Bagikan:

JAKARTA - Bank sentral Myanmar membantah laporan PBB yang menyebutkan, pemerintah militer negara itu masih dapat mengakses uang dan senjata untuk perang melawan pasukan antikudeta, dengan mengatakan lembaga keuangan di bawah pengawasan bank mengikuti prosedur yang ditentukan.

Bank Sentral Myanmar "menyatakan keberatan keras kami terhadap laporan Pelapor Khusus PBB", katanya dalam sebuah pernyataan yang diterbitkan di surat kabar junta pada akhir pekan.

"Laporan PBB sangat merugikan kepentingan warga sipil Myanmar dan hubungan antara Myanmar dan negara-negara lain," lanjutnya, melansir Reuters 1 Juli.

Bank sentral mengatakan, bank lokal dan internasional yang terlibat dalam transaksi dengan Myanmar telah menjalani langkah uji tuntas yang komprehensif untuk semua hubungan dan transaksi bisnis.

"Transaksi keuangan hanya untuk impor barang-barang penting dan kebutuhan pokok bagi warga sipil Myanmar, seperti obat-obatan dan perlengkapan medis, perlengkapan pertanian dan peternakan, pupuk, minyak goreng, dan bahan bakar," katanya.

Diberitakan sebelumnya, pelapor hak asasi manusia Myanmar Tom Andrews, melaporkan pada Rabu pekan lalu, negara itu masih mengimpor senjata senilai 253 juta dolar AS, teknologi penggunaan ganda, peralatan manufaktur dan bahan-bahan lainnya dalam 12 bulan terakhir hingga Maret, meskipun upaya internasional untuk mengisolasi junta tampaknya telah merusak kemampuannya untuk membeli peralatan militer.

Laporan itu mengatakan Myanmar mendapat bantuan dari bank-bank internasional, termasuk dari negara tetangga Asia Tenggara, Thailand, untuk pembeliannya.

Laporan itu juga mengatakan, ekspor dari Singapura telah anjlok menjadi sekitar 10 juta dolar AS dari sebelumnya lebih dari 110 juta dolar AS pada tahun 2022, tetapi perusahaan-perusahaan Thailand di Thailand sebagian menutupi kesenjangan tersebut, mentransfer senjata dan material senilai 120 juta dolar AS pada tahun 2023, dua kali lipat dari tahun sebelumnya.

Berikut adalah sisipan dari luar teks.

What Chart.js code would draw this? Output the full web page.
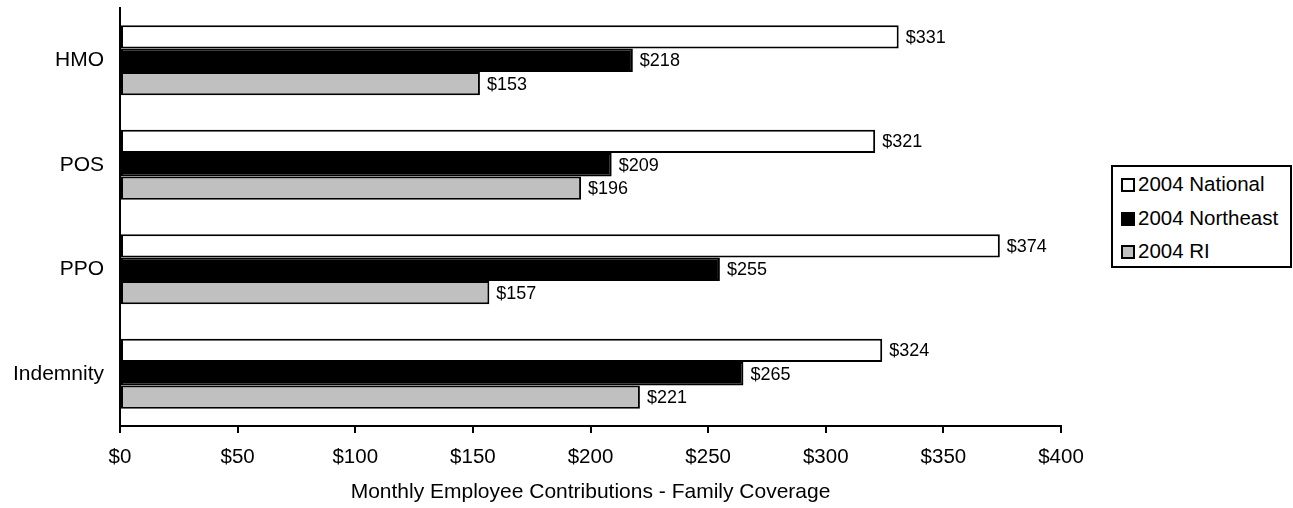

Terpisah, Kementerian Luar Negeri Thailand mengatakan dalam sebuah pernyataan pada Hari Kamis, lembaga perbankan dan keuangan negara itu mengikuti protokol seperti pusat keuangan utama lainnya, menambahkan pemerintah akan menyelidiki laporan pelapor PBB tersebut.

Menghadapi tantangan terbesarnya sejak kudeta tahun 2021 terhadap pemerintahan peraih Nobel Aung San Suu Kyi, militer Myanmar terjebak dalam berbagai konflik intensitas rendah dan berjuang untuk menstabilkan ekonomi yang sedang runtuh.

Negara-negara Barat telah memberlakukan berbagai sanksi keuangan terhadap militer Myanmar, bank dan bisnis terkait.